▶ _Supplied data_:

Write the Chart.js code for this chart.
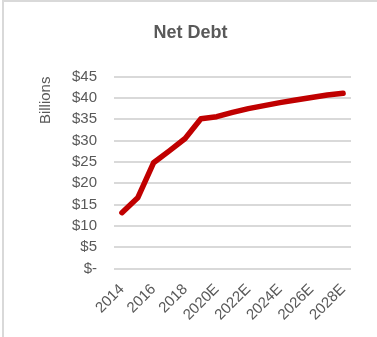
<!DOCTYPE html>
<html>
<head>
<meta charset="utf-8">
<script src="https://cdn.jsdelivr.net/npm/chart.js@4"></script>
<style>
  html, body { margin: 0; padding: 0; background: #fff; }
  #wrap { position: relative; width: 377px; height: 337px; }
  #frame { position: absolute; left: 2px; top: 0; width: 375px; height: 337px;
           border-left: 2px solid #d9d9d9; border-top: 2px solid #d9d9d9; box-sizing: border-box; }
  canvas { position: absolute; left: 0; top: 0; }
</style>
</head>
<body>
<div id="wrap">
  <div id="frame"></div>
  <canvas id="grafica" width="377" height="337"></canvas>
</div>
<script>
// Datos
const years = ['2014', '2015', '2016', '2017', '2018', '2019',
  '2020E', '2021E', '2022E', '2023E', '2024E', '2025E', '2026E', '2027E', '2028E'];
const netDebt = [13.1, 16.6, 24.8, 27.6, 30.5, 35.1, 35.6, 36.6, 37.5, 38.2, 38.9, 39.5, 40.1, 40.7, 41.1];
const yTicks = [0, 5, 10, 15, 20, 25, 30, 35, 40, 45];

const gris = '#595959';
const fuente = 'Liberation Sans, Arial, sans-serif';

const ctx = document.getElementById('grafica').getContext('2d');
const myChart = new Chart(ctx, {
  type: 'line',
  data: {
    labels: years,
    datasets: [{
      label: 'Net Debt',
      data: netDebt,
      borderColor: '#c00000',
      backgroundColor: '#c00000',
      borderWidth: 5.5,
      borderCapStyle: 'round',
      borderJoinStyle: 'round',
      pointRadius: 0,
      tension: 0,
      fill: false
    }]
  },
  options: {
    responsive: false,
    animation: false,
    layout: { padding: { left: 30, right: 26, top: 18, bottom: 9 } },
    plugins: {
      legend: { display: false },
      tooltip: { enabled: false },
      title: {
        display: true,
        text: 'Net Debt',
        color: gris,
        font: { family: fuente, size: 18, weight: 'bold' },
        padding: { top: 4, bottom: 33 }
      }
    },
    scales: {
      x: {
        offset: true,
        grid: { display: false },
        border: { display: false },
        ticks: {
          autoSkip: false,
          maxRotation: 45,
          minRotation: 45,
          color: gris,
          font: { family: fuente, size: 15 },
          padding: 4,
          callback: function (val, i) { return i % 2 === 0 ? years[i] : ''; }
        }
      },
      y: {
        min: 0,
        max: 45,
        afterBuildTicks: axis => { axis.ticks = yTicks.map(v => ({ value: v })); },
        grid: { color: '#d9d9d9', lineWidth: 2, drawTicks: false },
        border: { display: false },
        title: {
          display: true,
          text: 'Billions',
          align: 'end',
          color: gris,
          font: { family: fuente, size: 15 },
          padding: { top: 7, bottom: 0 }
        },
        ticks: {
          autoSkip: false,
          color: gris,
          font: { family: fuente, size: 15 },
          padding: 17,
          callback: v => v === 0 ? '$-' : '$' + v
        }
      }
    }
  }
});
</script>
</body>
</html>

▶ _Directive_:
Give again, word for word, every line from the top of the data above to the line holding "const fuente = 'Liberation", inclusive, with the pictures left out.

▶ _The result_:
Write the Chart.js code for this chart.
<!DOCTYPE html>
<html>
<head>
<meta charset="utf-8">
<script src="https://cdn.jsdelivr.net/npm/chart.js@4"></script>
<style>
  html, body { margin: 0; padding: 0; background: #fff; }
  #wrap { position: relative; width: 377px; height: 337px; }
  #frame { position: absolute; left: 2px; top: 0; width: 375px; height: 337px;
           border-left: 2px solid #d9d9d9; border-top: 2px solid #d9d9d9; box-sizing: border-box; }
  canvas { position: absolute; left: 0; top: 0; }
</style>
</head>
<body>
<div id="wrap">
  <div id="frame"></div>
  <canvas id="grafica" width="377" height="337"></canvas>
</div>
<script>
// Datos
const years = ['2014', '2015', '2016', '2017', '2018', '2019',
  '2020E', '2021E', '2022E', '2023E', '2024E', '2025E', '2026E', '2027E', '2028E'];
const netDebt = [13.1, 16.6, 24.8, 27.6, 30.5, 35.1, 35.6, 36.6, 37.5, 38.2, 38.9, 39.5, 40.1, 40.7, 41.1];
const yTicks = [0, 5, 10, 15, 20, 25, 30, 35, 40, 45];

const gris = '#595959';
const fuente = 'Liberation Sans, Arial, sans-serif';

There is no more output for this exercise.